Kanyakumari

Kanniyakumari district is the southernmost district in Tamil Nadu state and mainland India. It is the second largest district in the state in terms of population density and the second most urbanized, next only to Chennai district.The district stands first in terms of literacy rate in the state. The district headquarters is Nagercoil.

Kanniyakumari district has a varied topography with sea on three sides and the mountains of the Western Ghats bordering the northern side. Geologically, the landmass of the district is much younger when compared to the rest of state – faulted as late as 2.5 millon years during the Miocene, after which numerous transgression as well as regression of sea had shaped the western coast of the district.

Historically, Nanjinad and Eda Nadu which comprise the present Kanniyakumari district, were ruled by various Tamil and Malayalam dynasties: the Venad Kingdom, Pandyans, the Cheras, the Cholas, the Ays and the Nayaks. A few artifacts unearthed by archeological excavations in there.It was part of the princely state of Travancore during the colonial times prior to India’s independence; four of the eight tehsils of Thiruvananthapuram district were separated to form the new district of Kanyakumari during the formation of the new state of Kerala, and they were made a part of the Madras Presidency under recommendations from the States Reorganisation Commission in 1956. The Presidency was later renamed Tamil Nadu and Kanyakumari, today, is one of the 32 districts of Tamil Nadu state.

The area that comprises the current Kanyakumari district was a part of the old Ay kingdom of the first and second Sangham ages. Following the decline of the Ay kingdoms, the area became Venad, with its capital Padmanabhapuram located north of Nagercoil. The wealth of the Nanjalnadu beckoned many invaded including the Nayaks and later an Islamist army during the reign of Umayamma Rani. The Venad region was in anarchy before Marthanda Varma ascended the throne in 1729 AD. Before his reign the Samanthan Nairs ruled the province. Under their rule anarchy was dominant in Kanyakumari region. However, Marthanda Varma brought a sense of disorder under control by annexing the nearby territories, putting down the feudal lords and establishing the strong state of Travancore. He had also bought some portions of Kanyakumari from the then viceroy making it the southern boundary. Under his rule the district improved in a social context as well as economically. The famous battle of Colachel took place in the district. Later, the maharajahs of Travancore built the forts at Aramboly to prevent any invasion from the Carnatic. Key elements of Velu Thampi Dalawa’s revolt occurred in the area and the English East India company’s army under Col. Leger broke through the fortifications and entered Travancore in 1810. In the year 1949, the area became a part of the reestablished Travancore Cochin state. The people of Agasteeswarem, Thovalai, Kalkulam and Vilavancode taluks, which formed the southern divisions of the former district of Trivandrum, were predominantly Tamil speaking people. , an extreme agitation by Tamil speaking residents took place for including Kanyakumari within Tamil Nadu. Eventually the merger happened in 1956 based on language reorganization of states.

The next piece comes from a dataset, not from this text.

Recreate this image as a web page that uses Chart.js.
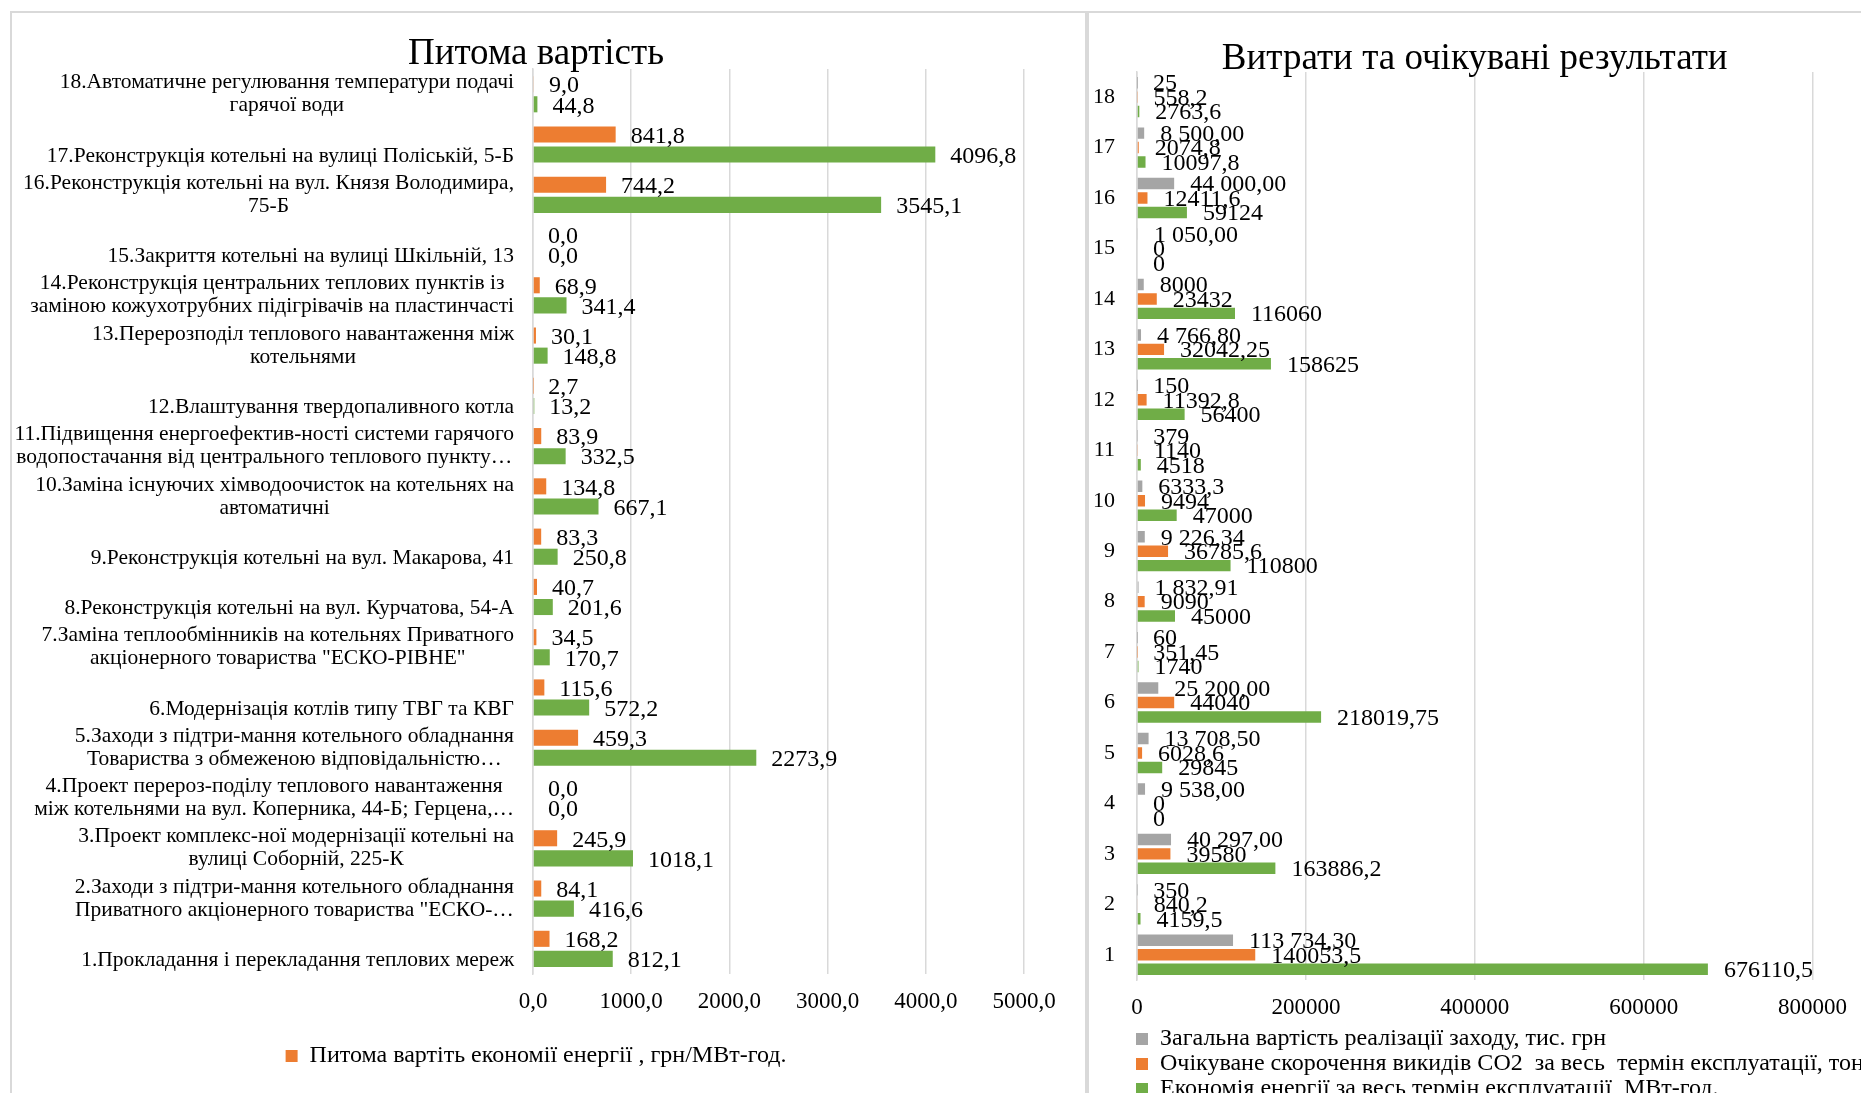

According to 2011 census, Kanniyakumari district had a population of 1,870,374 with a sex-ratio of 1,019 females for every 1,000 males, much above the national average of 929.A total of 182,350 were under the age of six, constituting 92,835 males and 89,515 females. Scheduled Castes and Scheduled Tribes accounted for 3.97% and .39% of the population respectively. The district had a total of 483,539 households. There were a total of 679,620 workers, comprising 12,229 cultivators, 51,350 main agricultural labourers, 21,078 in house hold industries, 468,001 other workers, 126,962 marginal workers, 3,381 marginal cultivators, 21,517 marginal agricultural labourers, 14,711 marginal workers in household industries and 87,353 other marginal workers.

The main source of food is coming from rice and rice products. Those are may be used to make dosa, idily, appam and puttu, etc.,.Rice is the staple food of the people, although for some people in the hilly areas, tapioca is the main food. Though there are some vegetarians among the populace, a majority of the people use agro, meat and fish products. Fish caught in the seas around the district during the night or early morning hours reach the markets in the interior towns and villages in the early morning. Also they prepare a coffee made by karuppatti during the winter season. The food (for example, Chakkoli) is spicy, and the people in the district tend to use more grated coconut in their curries and food-preparations.